Condo Reserve Study Requirement (765 ILCS 605/9(c))
Illinois condominium associations with more than six units must conduct a reserve study or reserve analysis at least every five years. The study must assess the condition of major common elements and estimate the funding needed to repair or replace them. The board must use the study to calculate reserve contributions included in the annual budget. Failure to conduct the required study is a statutory violation.
Reserve Fund Adoption and Disclosure (765 ILCS 605/9(c)(1))
The annual budget of an Illinois condominium association must include a reserve line item calculated on the basis of the reserve study. If the board adopts a budget with reserve contributions below the level recommended by the study, it must disclose this shortfall to unit owners and state the reasons for the deviation. Unexplained deviations from the study's recommendations expose the board to fiduciary liability.
Common Interest Community Association Act (765 ILCS 160/1-45)
Non-condominium HOAs in Illinois governed by the CICAA must adopt annual budgets that include 'reasonable reserves' for capital repairs and replacements. The CICAA does not explicitly mandate a reserve study by statute, but the budget obligation and the board's fiduciary duty make a systematic reserve analysis the defensible approach.
Pending Legislation: HB 2563/SB 1703 (2025)
HB 2563/SB 1703 (2025) would require five-year reserve studies for associations with major shared infrastructure.

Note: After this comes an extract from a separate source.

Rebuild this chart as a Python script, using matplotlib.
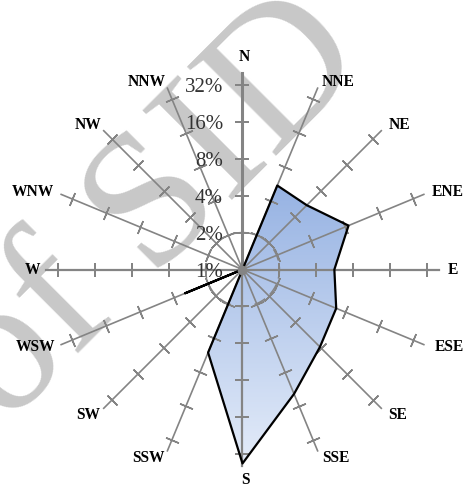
import numpy as np
import matplotlib
matplotlib.use('Agg')
import matplotlib.pyplot as plt

W, H = 464, 487

directions = ['N', 'NNE', 'NE', 'ENE', 'E', 'ESE', 'SE', 'SSE',
              'S', 'SSW', 'SW', 'WSW', 'W', 'WNW', 'NW', 'NNW']
# percent of time per direction, 1 sits at the centre of the log scale
freq = [1, 5.5, 5.5, 8.6, 5.6, 6.7, 7.8, 12.5, 38, 5.4, 1, 3.2, 1, 1, 1, 1]
ticks = [2, 4, 8, 16, 32]
tick_labels = ['1%', '2%', '4%', '8%', '16%', '32%']
label_values = [1, 2, 4, 8, 16, 32]
label_px = [(244, 57), (338, 82), (399, 125), (448, 192), (453, 270), (449, 347),
            (398, 415), (336, 458), (245, 480), (148, 458), (88, 415), (36, 347),
            (33, 270), (33, 192), (88, 125), (147, 82)]

serif = 'Liberation Serif'
grey = '#848484'

fig = plt.figure(figsize=(W / 100, H / 100), dpi=100)

# watermark goes under everything
fig.text(5.4 / W, 1 - 426.6 / H, 'of SID', family=serif, fontsize=138, color='#c8c8c8',
         rotation=45, ha='left', va='baseline', rotation_mode='anchor', zorder=0)

# gradient behind the polygon
grad_ax = fig.add_axes([0, 0, 1, 1], zorder=1)
grad_ax.axis('off')
grad_ax.patch.set_alpha(0)
grad = np.linspace(0, 1, 256).reshape(-1, 1)
cmap = matplotlib.colors.LinearSegmentedColormap.from_list('g', ['#97b3e3', '#e4ecf9'])

cx, cy, R = 242.5, 269.5, 197
ax = fig.add_axes([(cx - R) / W, 1 - (cy + R) / H, 2 * R / W, 2 * R / H],
                  projection='polar', zorder=2)
ax.patch.set_alpha(0)
ax.set_theta_zero_location('N')
ax.set_theta_direction(-1)
ax.set_rscale('log', base=2)
ax.set_rlim(1, 2 ** 5.33)
ax.axis('off')

theta = np.deg2rad(np.arange(16) * 22.5)

poly = ax.fill(np.append(theta, theta[0]), freq + [freq[0]], facecolor='none', edgecolor='none')[0]
im = grad_ax.imshow(grad, cmap=cmap, aspect='auto', extent=[0, W, 466, 186], zorder=1)
grad_ax.set_xlim(0, W)
grad_ax.set_ylim(H, 0)
im.set_clip_path(poly)

# 2% ring
ring = np.linspace(0, 2 * np.pi, 200)
ax.plot(ring, [2] * 200, color=grey, lw=1.1, ls=(0, (8, 4)), zorder=3)

for i, t in enumerate(theta):
    lw = 2.2 if i == 0 else (1.6 if i % 4 == 0 else 1.2)
    ax.plot([t, t], [1, 2 ** 5.31], color=grey, lw=lw, zorder=3, clip_on=False)
    ax.plot([t] * len(ticks), ticks, ls='none', marker=(2, 2, 90 - i * 22.5), ms=10,
            mew=1.1, mec=grey, zorder=3)

ax.plot(np.append(theta, theta[0]), freq + [freq[0]], color='black', lw=1.6, zorder=4)
ax.plot([0], [1], marker='o', ms=7, color=grey, mew=0, zorder=5, clip_on=False)

for v, s in zip(label_values, tick_labels):
    ax.annotate(s, (0, v), xytext=(-14, -2), textcoords='offset points', ha='right', va='center',
                family=serif, fontsize=15, color='#333333', zorder=6)

for name, (x, y) in zip(directions, label_px):
    fig.text(x / W, 1 - y / H, name, family=serif, fontweight='bold', fontsize=11.2,
             color='black', ha='center', va='center', zorder=7)

fig.savefig('out.png', dpi=100)
plt.close()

The bills were referred to Rules Committee without passing, but signal continued legislative interest in expanding Illinois's reserve study mandate beyond condominiums to common interest communities.
Fannie Mae Reserve Allocation Requirement
Fannie Mae Lender Letter LL-2026-03 sets two deadlines: (1) The Limited Review process for condo projects is retired effective August 3, 2026. (2) The minimum reserve allocation increases from 10% to 15% for Full Review loan applications dated on or after January 4, 2027. Associations below the 15% threshold will be classified as non-warrantable, preventing conventional mortgage lending on units in the community.
Financial Records and Member Access (765 ILCS 605/19 / 160/1-30)
Both the Condominium Property Act and the CICAA require associations to maintain financial records and make them available to members. Records must include bank statements, invoices, contracts, and reserve account statements. The condominium act requires records to be retained for at least ten years, one of the longest retention periods in the country.
| Metro Area | Est. HOA Communities | Primary Compliance Risk |
|---|---|---|
| Chicago (city) | ~6,000+ | Reserve study compliance, 10-year records retention |
| Naperville / Aurora | ~2,500+ | Reserve funding adequacy, budget disclosure |
| Schaumburg / Arlington Heights | ~1,800+ | CICAA compliance, fiduciary duty |
| Rockford | ~600+ | Capital planning, fund segregation |
Q&A
Does Illinois law require condo associations to conduct a reserve study?
Yes. Under 765 ILCS 605/9(c), Illinois condominium associations with more than six units must conduct a reserve study or reserve analysis at least every five years. The study must assess the condition of major common elements and estimate funding requirements. The board must use the study to calculate the reserve contributions included in the annual budget.
Q&A
What are the financial record retention requirements for Illinois HOAs?
The Illinois Condominium Property Act (765 ILCS 605/19) requires condominium associations to retain financial records for at least ten years. This is one of the longest statutory retention periods in the country. Records include bank statements, invoices, contracts, reserve account statements, and meeting minutes. Both condominium and CICAA associations should maintain organized, retrievable records for the full retention period.